Yesomi Umolu, artistic director of the biennial, says the project takes “questions around advocacy in relation to clean water and tries to connect it demographically around the U.S. … It also revisits this moment of DIY architecture, of questions of environment and sustainability, and how do you bring it into the future and create a space of learning and pedagogy.”
Certainly, it’s a type of architecture whose history is complex.
Some of the DIY architectural communities of the 1960s represented a unique form of white flight, says Tuazon, “this suburban disengagement of urban problems.” But he says that their underlying ideas about self-sufficiency and energy efficiency remain relevant in a time of climate crisis.
“I always felt like it was an unfinished project — a lot of that hippie architecture,” he says. “A lot of the ideas are still valid.”
This summer, “Los Angeles Water School” traveled to Nevada, where Tuazon ultimately hopes to install it on a plot of land that he has acquired in the high desert.
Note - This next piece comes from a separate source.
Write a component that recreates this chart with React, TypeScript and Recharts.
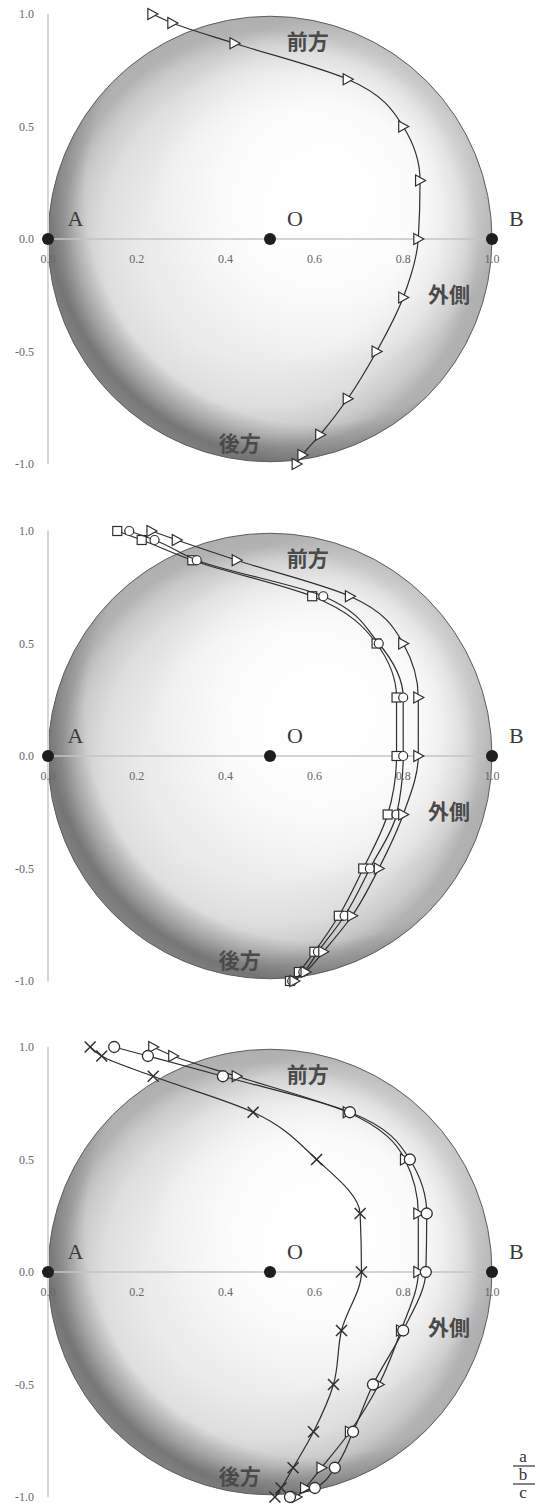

It consists of 40 undeveloped acres containing a small lake near Goshute indigenous territory on the Utah-Nevada border — a place where the Southern Nevada Water Authority wants to lay down a pipeline to feed the appetite for resplendent fountains in Las Vegas. (The theme of pipelines is a concept that Tuazon has also explored, including in an installation at the Hammer Museum in 2016.)
His hope is that the Great Lakes zome might also end up there, employed as a learning center, but also functioning as a symbol of careful stewardship.
“Ideas and conversations around water rights and indigenous histories is also this really powerful part of the story,” he says. “And it shapes the way the design is evolving now — to take this structure and break it into its constituent parts and think about how it could work in different landscapes. It’s trying to kind of absorb and learn from those places.”
Fifteen years after dialing up Baer, Tuazon isn’t finished with domes.